Repeat only the lines from the line containing "Generate a Python" through the line containing "from matplotlib.ticker import MultipleLocator", both included, exactly as they stand.

### RECORDS FOR THIS TASK
────────────────

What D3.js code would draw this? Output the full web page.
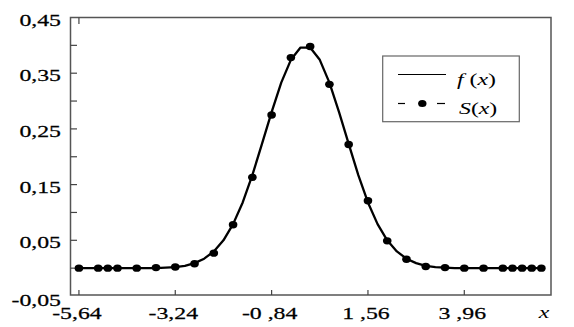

────────────────

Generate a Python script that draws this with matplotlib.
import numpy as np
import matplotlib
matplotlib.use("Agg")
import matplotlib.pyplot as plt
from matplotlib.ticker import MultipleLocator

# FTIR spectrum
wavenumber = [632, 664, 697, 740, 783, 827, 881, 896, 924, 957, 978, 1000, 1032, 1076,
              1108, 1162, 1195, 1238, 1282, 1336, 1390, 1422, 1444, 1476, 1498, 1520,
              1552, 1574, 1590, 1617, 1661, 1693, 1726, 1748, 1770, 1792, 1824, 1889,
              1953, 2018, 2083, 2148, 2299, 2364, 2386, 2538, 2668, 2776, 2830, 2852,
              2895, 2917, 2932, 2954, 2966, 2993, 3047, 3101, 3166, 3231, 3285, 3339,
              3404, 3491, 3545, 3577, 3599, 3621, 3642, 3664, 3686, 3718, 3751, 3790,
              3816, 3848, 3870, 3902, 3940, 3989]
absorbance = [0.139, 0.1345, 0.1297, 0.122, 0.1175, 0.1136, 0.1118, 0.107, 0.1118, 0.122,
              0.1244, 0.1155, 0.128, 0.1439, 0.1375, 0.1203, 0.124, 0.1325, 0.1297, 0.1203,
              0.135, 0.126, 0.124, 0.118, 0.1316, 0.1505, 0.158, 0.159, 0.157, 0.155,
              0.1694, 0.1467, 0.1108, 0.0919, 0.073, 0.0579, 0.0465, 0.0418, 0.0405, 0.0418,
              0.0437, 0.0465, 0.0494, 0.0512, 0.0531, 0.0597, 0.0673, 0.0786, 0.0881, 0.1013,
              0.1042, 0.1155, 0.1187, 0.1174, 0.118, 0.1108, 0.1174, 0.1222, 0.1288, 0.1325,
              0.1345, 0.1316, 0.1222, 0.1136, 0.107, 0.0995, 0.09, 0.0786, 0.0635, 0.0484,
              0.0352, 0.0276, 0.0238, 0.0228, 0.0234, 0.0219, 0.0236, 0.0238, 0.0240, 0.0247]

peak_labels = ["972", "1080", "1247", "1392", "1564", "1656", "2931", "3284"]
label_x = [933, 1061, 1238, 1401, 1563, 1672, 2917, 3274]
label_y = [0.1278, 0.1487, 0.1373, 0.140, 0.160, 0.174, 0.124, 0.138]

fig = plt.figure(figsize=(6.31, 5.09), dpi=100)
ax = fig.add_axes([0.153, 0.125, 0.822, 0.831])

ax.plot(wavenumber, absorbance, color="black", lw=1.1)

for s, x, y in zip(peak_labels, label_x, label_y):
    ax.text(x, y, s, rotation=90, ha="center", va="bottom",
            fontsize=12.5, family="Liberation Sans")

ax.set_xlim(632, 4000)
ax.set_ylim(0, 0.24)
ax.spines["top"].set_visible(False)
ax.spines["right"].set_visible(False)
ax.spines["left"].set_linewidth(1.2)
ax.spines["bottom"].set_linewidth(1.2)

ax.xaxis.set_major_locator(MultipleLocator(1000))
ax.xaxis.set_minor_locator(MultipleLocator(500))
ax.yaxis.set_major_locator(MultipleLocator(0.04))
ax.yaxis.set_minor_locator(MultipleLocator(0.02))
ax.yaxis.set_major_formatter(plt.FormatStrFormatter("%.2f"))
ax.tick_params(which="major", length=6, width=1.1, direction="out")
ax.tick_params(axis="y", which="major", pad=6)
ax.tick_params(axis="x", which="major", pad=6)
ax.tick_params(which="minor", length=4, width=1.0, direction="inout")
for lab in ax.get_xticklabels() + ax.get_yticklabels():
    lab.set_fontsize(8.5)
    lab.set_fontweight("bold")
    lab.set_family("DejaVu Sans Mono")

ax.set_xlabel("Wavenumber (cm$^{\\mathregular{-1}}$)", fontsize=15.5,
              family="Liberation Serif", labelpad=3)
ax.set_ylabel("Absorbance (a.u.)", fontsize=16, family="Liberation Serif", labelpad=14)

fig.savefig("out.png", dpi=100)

────────────────

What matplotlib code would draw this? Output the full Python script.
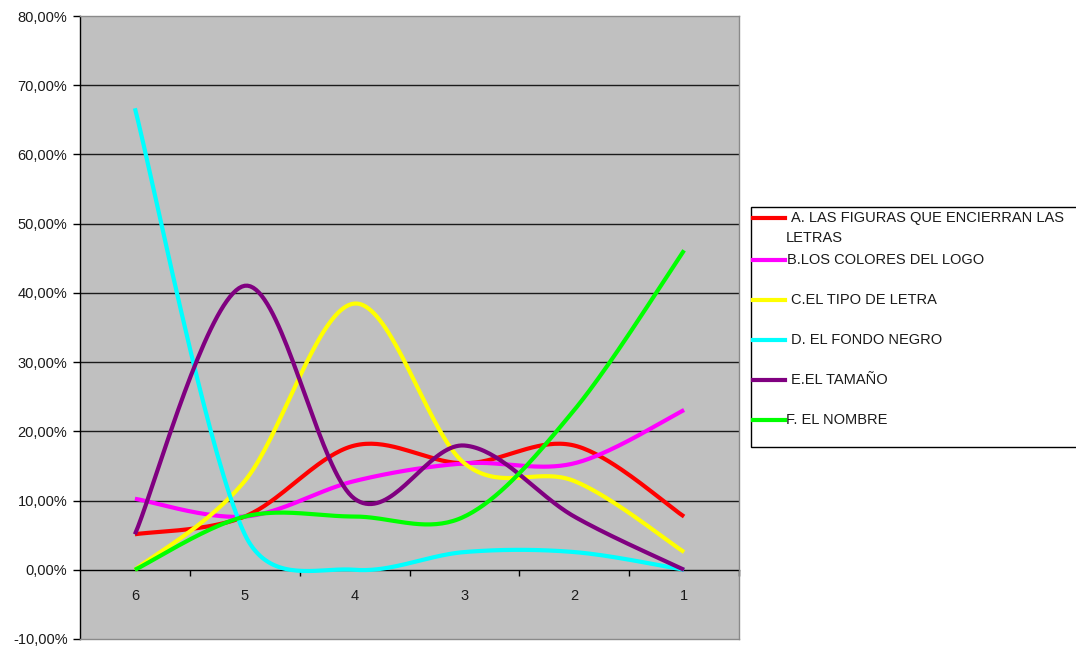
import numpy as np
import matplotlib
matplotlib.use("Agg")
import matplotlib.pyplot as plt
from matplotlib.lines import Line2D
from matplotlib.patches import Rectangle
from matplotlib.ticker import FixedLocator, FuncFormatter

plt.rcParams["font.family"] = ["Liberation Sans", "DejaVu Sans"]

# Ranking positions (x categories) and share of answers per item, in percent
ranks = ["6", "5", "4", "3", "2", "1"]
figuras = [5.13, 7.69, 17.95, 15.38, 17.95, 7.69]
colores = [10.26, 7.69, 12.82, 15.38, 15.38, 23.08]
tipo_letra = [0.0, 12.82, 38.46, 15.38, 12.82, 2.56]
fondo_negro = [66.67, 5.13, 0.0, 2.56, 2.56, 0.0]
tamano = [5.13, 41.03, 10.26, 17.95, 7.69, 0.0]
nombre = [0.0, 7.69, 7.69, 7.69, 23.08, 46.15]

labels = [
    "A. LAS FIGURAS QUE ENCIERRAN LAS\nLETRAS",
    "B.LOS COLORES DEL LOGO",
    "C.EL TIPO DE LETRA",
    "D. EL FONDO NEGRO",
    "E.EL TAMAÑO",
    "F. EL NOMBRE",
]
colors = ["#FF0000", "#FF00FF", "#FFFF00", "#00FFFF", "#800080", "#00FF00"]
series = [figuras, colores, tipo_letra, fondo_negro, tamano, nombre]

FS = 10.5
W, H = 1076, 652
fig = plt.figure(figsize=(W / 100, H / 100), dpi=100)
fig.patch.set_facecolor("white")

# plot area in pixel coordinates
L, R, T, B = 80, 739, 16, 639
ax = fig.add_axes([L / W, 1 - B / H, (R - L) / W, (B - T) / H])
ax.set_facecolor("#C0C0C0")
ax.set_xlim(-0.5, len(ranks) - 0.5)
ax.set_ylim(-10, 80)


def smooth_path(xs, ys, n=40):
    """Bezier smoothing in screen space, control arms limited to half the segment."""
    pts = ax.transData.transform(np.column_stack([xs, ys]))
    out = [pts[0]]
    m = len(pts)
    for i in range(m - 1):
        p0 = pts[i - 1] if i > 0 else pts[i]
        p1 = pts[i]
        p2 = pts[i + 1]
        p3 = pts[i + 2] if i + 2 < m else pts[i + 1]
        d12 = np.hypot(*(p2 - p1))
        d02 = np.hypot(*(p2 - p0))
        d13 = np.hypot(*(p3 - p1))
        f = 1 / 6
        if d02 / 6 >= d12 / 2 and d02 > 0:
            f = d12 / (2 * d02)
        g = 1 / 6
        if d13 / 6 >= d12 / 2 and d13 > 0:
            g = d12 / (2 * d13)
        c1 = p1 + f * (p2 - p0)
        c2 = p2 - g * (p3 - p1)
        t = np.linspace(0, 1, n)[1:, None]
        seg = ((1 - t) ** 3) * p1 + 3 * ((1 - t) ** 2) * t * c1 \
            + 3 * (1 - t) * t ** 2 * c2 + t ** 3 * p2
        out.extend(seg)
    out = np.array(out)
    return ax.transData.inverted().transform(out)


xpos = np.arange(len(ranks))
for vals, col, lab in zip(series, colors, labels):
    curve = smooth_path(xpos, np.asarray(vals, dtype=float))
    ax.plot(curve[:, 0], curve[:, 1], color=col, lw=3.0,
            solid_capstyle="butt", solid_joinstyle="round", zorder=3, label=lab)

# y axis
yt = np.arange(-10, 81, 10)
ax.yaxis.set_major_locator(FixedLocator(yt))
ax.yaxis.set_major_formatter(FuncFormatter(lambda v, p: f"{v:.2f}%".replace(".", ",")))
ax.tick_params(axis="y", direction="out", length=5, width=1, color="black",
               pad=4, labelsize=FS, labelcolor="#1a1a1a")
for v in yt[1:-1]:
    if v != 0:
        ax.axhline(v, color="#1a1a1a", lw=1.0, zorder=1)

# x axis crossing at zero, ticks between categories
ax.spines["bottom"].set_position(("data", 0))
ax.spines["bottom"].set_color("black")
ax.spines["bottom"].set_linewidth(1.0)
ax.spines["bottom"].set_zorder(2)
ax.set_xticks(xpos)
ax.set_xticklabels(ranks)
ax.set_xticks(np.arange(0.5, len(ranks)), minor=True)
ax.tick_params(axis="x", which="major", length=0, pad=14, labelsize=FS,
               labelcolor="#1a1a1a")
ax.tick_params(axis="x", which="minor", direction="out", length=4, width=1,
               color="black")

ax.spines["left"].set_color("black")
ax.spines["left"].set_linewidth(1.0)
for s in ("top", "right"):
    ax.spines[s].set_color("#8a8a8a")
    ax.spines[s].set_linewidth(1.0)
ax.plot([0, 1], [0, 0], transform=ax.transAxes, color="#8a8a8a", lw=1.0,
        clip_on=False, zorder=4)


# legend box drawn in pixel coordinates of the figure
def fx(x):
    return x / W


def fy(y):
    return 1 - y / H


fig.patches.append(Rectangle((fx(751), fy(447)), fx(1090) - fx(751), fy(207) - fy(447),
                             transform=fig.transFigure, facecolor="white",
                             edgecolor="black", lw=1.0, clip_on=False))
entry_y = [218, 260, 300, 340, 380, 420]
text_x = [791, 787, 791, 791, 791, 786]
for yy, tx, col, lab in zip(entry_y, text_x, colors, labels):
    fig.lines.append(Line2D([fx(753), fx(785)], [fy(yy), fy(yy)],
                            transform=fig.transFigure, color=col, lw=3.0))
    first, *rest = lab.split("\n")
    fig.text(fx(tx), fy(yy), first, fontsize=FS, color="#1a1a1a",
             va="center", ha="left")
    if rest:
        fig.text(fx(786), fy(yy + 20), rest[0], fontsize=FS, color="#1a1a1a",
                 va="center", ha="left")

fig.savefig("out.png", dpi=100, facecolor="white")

────────────────

### EXERCISE SOLUTION
Generate a Python script that draws this with matplotlib.
import numpy as np
import matplotlib
matplotlib.use("Agg")
import matplotlib.pyplot as plt
from matplotlib.ticker import MultipleLocator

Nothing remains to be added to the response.